WRITTEN REQUEST: Leaving out the pictures, retype all the material exactly.

INFORMATION PROVIDED:
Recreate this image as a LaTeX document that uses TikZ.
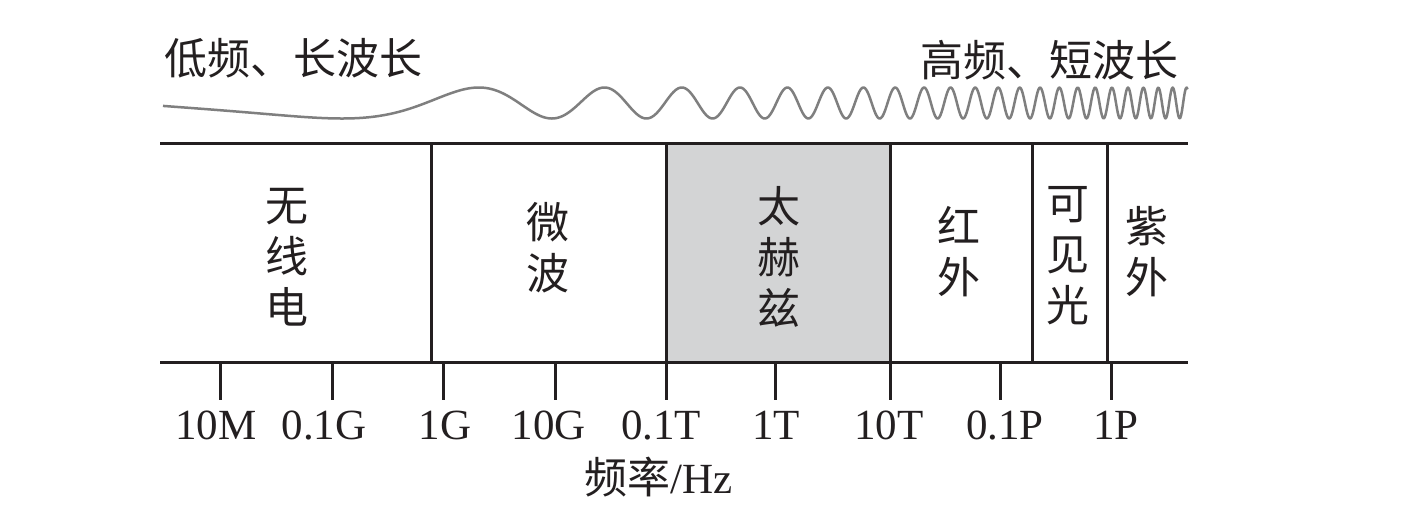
\documentclass[tikz,border=0pt]{standalone}
\usepackage{fontspec}
\setmainfont{Liberation Serif}
\newfontfamily\cjk{Noto Sans CJK SC}
\definecolor{ink}{HTML}{231F20}
\definecolor{wavegray}{HTML}{7F7F7F}
\definecolor{thzfill}{HTML}{D3D4D5}
\begin{document}
\begin{tikzpicture}[x=1pt,y=-1pt,
  frame/.style={line width=3pt, draw=ink},
  tickline/.style={line width=3pt, draw=ink},
  wave/.style={line width=2.5pt, draw=wavegray, line join=round},
  num/.style={inner sep=0pt, font=\fontsize{43}{50}\selectfont, text=ink},
  band/.style={inner sep=0pt, align=center, font=\cjk\fontsize{43}{51}\selectfont, text=ink},
  head/.style={inner sep=0pt, font=\cjk\fontsize{43}{50}\selectfont, text=ink}]
\path[use as bounding box, fill=white] (0,0) rectangle (1420,520);

% headings
\node[head, anchor=west] (low) at (164,58) {低频、长波长};
\node[head, anchor=east] (high) at (1179,60) {高频、短波长};

% chirped wave
\draw[wave] plot[domain=0:10.25, samples=1100, variable=\u]
  ({163+100*\u},{103-15.5*cos(100.8+28.15*\u+4.536*\u*\u*\u+0.2758*\u*\u*\u*\u)});

% terahertz band fill
\fill[thzfill] (666,143) rectangle (890,362);

% frame
\coordinate (TL) at (160,143);
\coordinate (TR) at (1188,143);
\coordinate (BL) at (160,362);
\coordinate (BR) at (1188,362);
\draw[frame] (TL) -- (TR);
\draw[frame] (BL) -- (BR);
\foreach \x/\n in {431/d1,666/d2,890/d3,1032/d4,1107/d5}{
  \coordinate (\n t) at (\x,143);
  \coordinate (\n b) at (\x,362);
  \draw[frame] (\n t) -- (\n b);
}

% ticks
\foreach \x/\n in {220/k1,332/k2,443/k3,555/k4,666/k5,775/k6,890/k7,1000/k8,1111/k9}{
  \coordinate (\n a) at (\x,362);
  \coordinate (\n b) at (\x,400);
  \draw[tickline] (\n a) -- (\n b);
}

% band labels
\node[band] (radio) at (287,257) {无\\线\\电};
\node[band] (micro) at (548,248) {微\\波};
\node[band] (thz) at (779,257) {太\\赫\\兹};
\node[band] (ir) at (959,252) {红\\外};
\node[band] (vis) at (1068,256) {可\\见\\光};
\node[band] (uv) at (1147,252) {紫\\外};

% tick labels
\node[num] (l1) at (216,425) {10M};
\node[num] (l2) at (324,425) {0.1G};
\node[num] (l3) at (445,425) {1G};
\node[num] (l4) at (549,425) {10G};
\node[num] (l5) at (661,425) {0.1T};
\node[num] (l6) at (776,425) {1T};
\node[num] (l7) at (889,425) {10T};
\node[num] (l8) at (1005,425) {0.1P};
\node[num] (l9) at (1116,425) {1P};

% axis title
\node[num] (axis) at (659,477) {{\cjk 频率}/Hz};
\end{tikzpicture}
\end{document}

COMPLETED TASK:
Recreate this image as a LaTeX document that uses TikZ.
\documentclass[tikz,border=0pt]{standalone}
\usepackage{fontspec}
\setmainfont{Liberation Serif}
\newfontfamily\cjk{Noto Sans CJK SC}
\definecolor{ink}{HTML}{231F20}
\definecolor{wavegray}{HTML}{7F7F7F}
\definecolor{thzfill}{HTML}{D3D4D5}
\begin{document}
\begin{tikzpicture}[x=1pt,y=-1pt,
  frame/.style={line width=3pt, draw=ink},
  tickline/.style={line width=3pt, draw=ink},
  wave/.style={line width=2.5pt, draw=wavegray, line join=round},
  num/.style={inner sep=0pt, font=\fontsize{43}{50}\selectfont, text=ink},
  band/.style={inner sep=0pt, align=center, font=\cjk\fontsize{43}{51}\selectfont, text=ink},
  head/.style={inner sep=0pt, font=\cjk\fontsize{43}{50}\selectfont, text=ink}]
\path[use as bounding box, fill=white] (0,0) rectangle (1420,520);

% headings
\node[head, anchor=west] (low) at (164,58) {低频、长波长};
\node[head, anchor=east] (high) at (1179,60) {高频、短波长};

% chirped wave
\draw[wave] plot[domain=0:10.25, samples=1100, variable=\u]
  ({163+100*\u},{103-15.5*cos(100.8+28.15*\u+4.536*\u*\u*\u+0.2758*\u*\u*\u*\u)});

% terahertz band fill
\fill[thzfill] (666,143) rectangle (890,362);

% frame
\coordinate (TL) at (160,143);
\coordinate (TR) at (1188,143);
\coordinate (BL) at (160,362);
\coordinate (BR) at (1188,362);
\draw[frame] (TL) -- (TR);
\draw[frame] (BL) -- (BR);
\foreach \x/\n in {431/d1,666/d2,890/d3,1032/d4,1107/d5}{
  \coordinate (\n t) at (\x,143);
  \coordinate (\n b) at (\x,362);
  \draw[frame] (\n t) -- (\n b);
}

% ticks
\foreach \x/\n in {220/k1,332/k2,443/k3,555/k4,666/k5,775/k6,890/k7,1000/k8,1111/k9}{
  \coordinate (\n a) at (\x,362);
  \coordinate (\n b) at (\x,400);
  \draw[tickline] (\n a) -- (\n b);
}

% band labels
\node[band] (radio) at (287,257) {无\\线\\电};
\node[band] (micro) at (548,248) {微\\波};
\node[band] (thz) at (779,257) {太\\赫\\兹};
\node[band] (ir) at (959,252) {红\\外};
\node[band] (vis) at (1068,256) {可\\见\\光};
\node[band] (uv) at (1147,252) {紫\\外};

% tick labels
\node[num] (l1) at (216,425) {10M};
\node[num] (l2) at (324,425) {0.1G};
\node[num] (l3) at (445,425) {1G};
\node[num] (l4) at (549,425) {10G};
\node[num] (l5) at (661,425) {0.1T};
\node[num] (l6) at (776,425) {1T};
\node[num] (l7) at (889,425) {10T};
\node[num] (l8) at (1005,425) {0.1P};
\node[num] (l9) at (1116,425) {1P};

% axis title
\node[num] (axis) at (659,477) {{\cjk 频率}/Hz};
\end{tikzpicture}
\end{document}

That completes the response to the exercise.